A month into the hearings, Celler paid out of his own pocket to publish a reprint of his remarks to the committee, entitled “Many Misinformed on Pending Immigration Revision Proposal.” In it, he rejected the claim that the bill would let in hordes of Africans and Asiatics. “With the ending of discrimination by place of birth, there will be some shift of immigration to countries other than the ones in Northern Europe which are now favored by the national origins system,” he wrote. “But quota immigrants will have to compete and to qualify to get in, and quota immigrants will not be predominantly from Asia and Africa.”

Senator Edward Kennedy, the last remaining brother of the family, pushed for the bill’s passage. Philip Hart, the “Conscience of the Senate,” known for his favorable stance towards strengthening civil rights and liberties, was the bill’s co-sponsor in the upper chamber.

However,  Johnson made a concession to get the bill passed. Feighan, wanting to appease his conservative followers while also supporting the reform, submitted an amendment. The administration version of the bill gave priority to potential immigrants with skills in demand by American employers, thus opening the nation’s doors to a foreign workforce wherever it might come from.  Feighan’s amendment gave higher priority to immigrants joining family members in the United States. Feighan saw the change as preserving the quota system, since most American citizens were of European ancestry and would therefore be eligible to bring relatives from the “right” countries. The White House accepted the amendment with little discussion. House Judiciary Committee minority member Arch A. Moore, a Republican from West Virginia, wrote in a note to his colleagues that “H.R. 2580 was completely rewritten by the subcommittee and can be described as a bipartisan measure.”

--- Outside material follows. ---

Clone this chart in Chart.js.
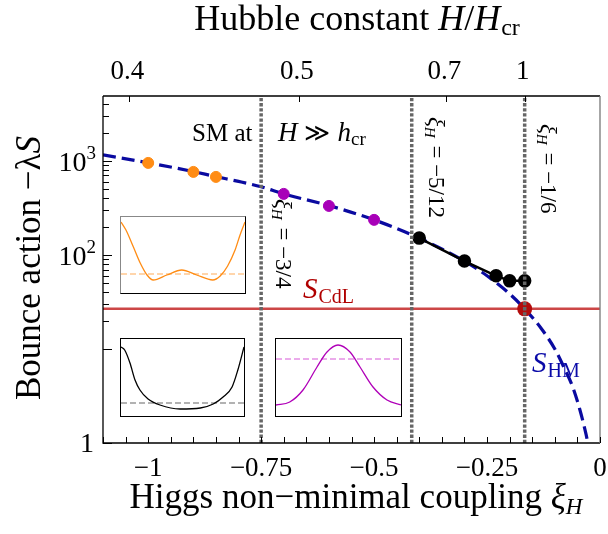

The House Judiciary Committee, chaired by Celler, approved the amended version by a 27-4 vote on August 3, 1965. But its evolution to a family-unification measure caused Celler and its original supporters to see it as more of a ceremonial measure to abolish the discriminatory quotas than a concrete overhaul of the immigration system.

“It is a basic objective again, I emphasize, of this bill to choose fairly among the applicants for admission to this country without proposing any substantial change in the amount of authorized immigration,” Celler said in an press release celebrating the committee vote.

“There is no piece of legislation before the Congress that in terms of decency and equity is more demanding of passage than the immigration bill,” Johnson wrote to House Speaker John McCormack on August 25, the day that the House voted on H.R. 2580. “Four presidents have urged this kind of legislation. Four decades have been witness to this kind of need. Countless Americans with ties of family and heritage reaching beyond the seas have cried out for this kind of action. Our present restrictions say that Italians, Greeks, Spaniards, all the southern European countries in particular, are not as desirable as others. What a shameful declaration.”

When the House began the debate for the bill that day, Celler opened with the statement: “The theory of national origins quota is antiquated, unworkable and unscientific… It was devised after World War I in an atmosphere of fear, almost of hysteria.” The House passed the measure 318 to 95. The Senate then approved the reform on September 22.

Because of Feighan’s amendments, Celler, Johnson and even Kennedy said it would not lead to much change in the country’s composition.

“This bill that we will sign today is not a revolutionary bill. It does not affect the lives of millions. It will not reshape the structure of our daily lives, or really add importantly to either our wealth or our power. Yet it still is one of the most important acts of this Congress and this administration,” Johnson declared when he signed the Immigration and Nationality Act of 1965 on October 3 at the foot of the Statue of Liberty.

Later asked by Christian Science Monitor reporter Lyn Shephard about his greatest legislative achievements, Celler did not mention the 1965 immigration measure. “I pride myself on the fact that I am the principal House author of three constitutional amendments,” Celler told Shephard, referring to the 23rd, 24th and 25th amendments, which did away with the poll tax, granted voting rights to D.C. residents in presidential elections, and provided for succession in case of the death or disability of the president. He also noted the 1948 immigration law for displaced persons, and the Celler-Kefauver Act, which strengthened antitrust laws by allowing the government to prevent mergers. “Those are the three that bear my name, and I’m very proud of them,” Celler said.

But the 1965 law would change the complexion of America. In the fifty years following its signing, about 59 million people came to the United States thanks to its provisions. Many came from countries from which immigration was previously barred, including China, India, Lebanon, Pakistan and Brazil. A 2015 Pew Research Center study noted that the foreign-born accounted for nearly 14 percent of the total population of America that year, and 8 out of 10 immigrants were from non-European countries. Asia and Africa accounted for a substantial number. Declining interest among Europeans in moving to America were reasons helps explain these numbers.

“The legislators really saw this… as a symbolic reform to remove the stigma of the national origin quotas,” said Dr. Mae Ngai, one of America’s foremost experts on the Hart-Celler Act. The law was intended to make America more welcoming to Eastern Europeans, Jews, Italians, and Greeks among other nationalities outside of Northern and Western Europe. They reformers “did not see [it] increasing the volume of immigration significantly,” she said, and in particular did not foresee increased immigration from Asia.

According to the Migration Policy Institute, Asians only represented five percent of the foreign-born population in 1960. No one foresaw the factors that would cause a significant number of Asian immigrants to bring their families. Feighan and other conservatives assumed that with the emphasis on family unification, Americans of European ancestry would exploit most of the visa allotments.